Наконец случилось настоящее событие: 4 апреля, отмена дела врачей. Рыдала Шура Богданова, вольняшка-бухгалтер, простая добрая женщина: кому ей теперь верить? Через несколько дней начальник подсобных затребовал моего возвращения на площадку в качестве инструктора — учить нового нормировщика, Рокотова (севшего как сын врага народа, в лагере заблатнившегося и расстрелянного впоследствии Хрущевым за крупные валютные операции). Рокотов принял дела, как раньше я, без всякого объяснения; но я разобрался, а он все запутал. Вернувшись в контору на белом коне, я первым делом попросил вывести на площадку Ирочку. Обошлось даже без взятки. На другой день Ирочку вывели и спрятали в столярке. Я снова увидел ее русый хвостик. Начальник, кажется, знал об этом нарушении, но смотрел сквозь пальцы. Еще несколько дней и я вышел на волю. Сразу же, оставив чемодан на станции Ерцево, пошел в сторону ОЛП-15. Ирочка работала на парниках. Увидев ее, я ошалел и просто вошел в оцепенение. Даже не позаботился найти место посуше — через канаву, полную водой. Часовые на вышках щелкнули затворами (могли бы и выстрелить; я не совсем сошел с ума: риск был невелик). Потом подошел начальник конвоя и стал меня отчитывать. В ответ я предлагал ему 50 рублей (тогдашними деньгами, после девальвации 5 рублей). Такса за свидание зэка с зэчкой была 25 (пол-литра с закуской). Я предлагал вдвое (литр с закуской). Он покобенился и взял.
Использовав привилегию зэка, я решил попробовать свои права гражданина — пошел на вахту 15-го и официально попросил свидания. К моему удивлению, свидание дали — часа на два или на три. Ирочка была тронута и позволила то, что называла лирическими отношениями.
За год впечатление ослабело, стало почти абстрактным, но следующим летом я опять добился свидания — и опять все пошло по новой. Потом Ирочку освободили (снизили срок до пяти лет и подвели под амнистию). Я готов был целовать милиционеров за эту милость. Ирочка, навестила меня в станице, где я работал учителем. Опять были лирические отношения, и опять она говорила, что не любит меня. Провожая ее на станции Кущевская, я испытывал минуты какого-то огромного, переходившего в страдание, блаженства.
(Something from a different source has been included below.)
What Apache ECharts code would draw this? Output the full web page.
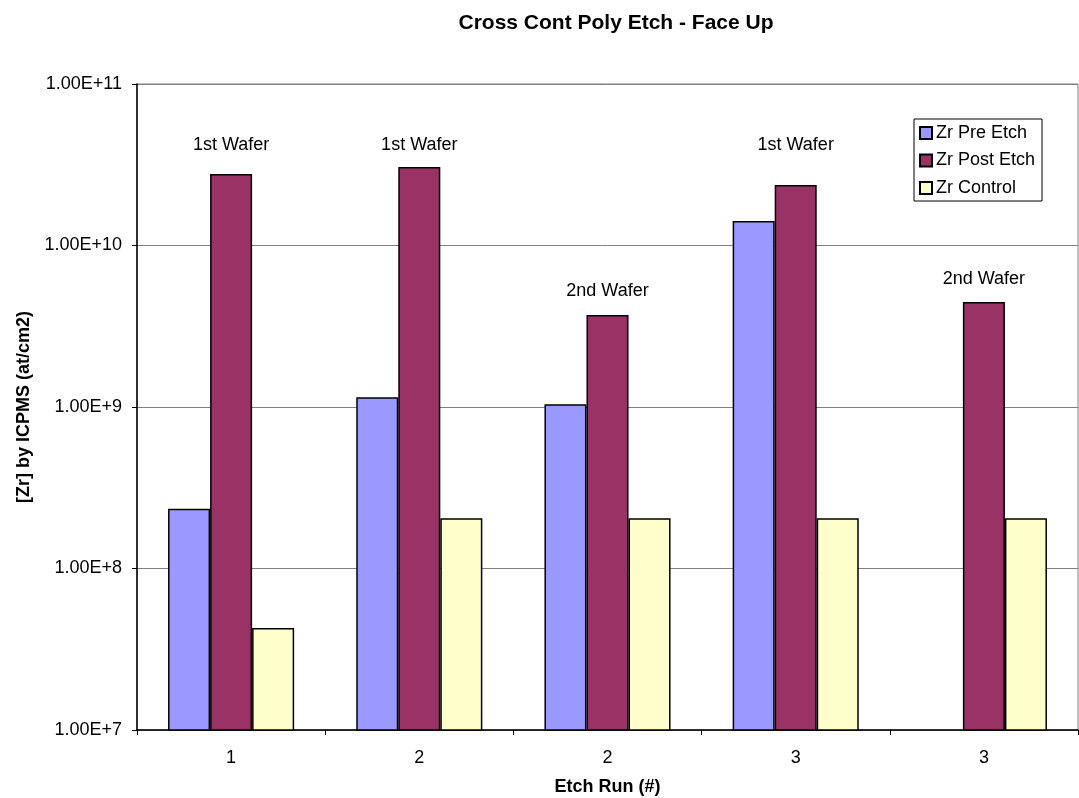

От неразделенной любви я стал курить (не закурив ни на фронте, ни в лагере). Курил сигареты «Прима», как она. Потом съездил к ней в ее родной южный город. И тут все вдруг кончилось, еще быстрее, чем началось. Я увидел одну из тех вечеринок, которые Ирочка описывала. Мне показалось скучно. Ирочка с упоением танцевала, не обращая на меня никакого внимания. Потом, когда все разошлись, пожалела меня и опять позволила целовать себя. Она была одновременно очень эмоциональна и эгоцентрична, любила пену влюбленности и многим позволяла себя целовать и обнимать — до известной черты. Во времена Пушкина это называлось полудева. Я все сразу увидел в натуральную величину. Поэтическая дымка, свившаяся из ее рассказов и окутавшая ее каким-то волшебным покрывалом, вдруг распалась. Я целовал почти из вежливости, чувствуя, что больше не люблю. Утром я уехал и через несколько дней послал прощальное письмо.
Что это такое? Чистая иллюзия, которая поманила и распалась, или что-то реальное, скрывшееся за иллюзией иллюзии? А романтическая дымка, окутавшая в 1941 году всю мою родину? А призрак Революции, за которым бросилась русская интеллигенция?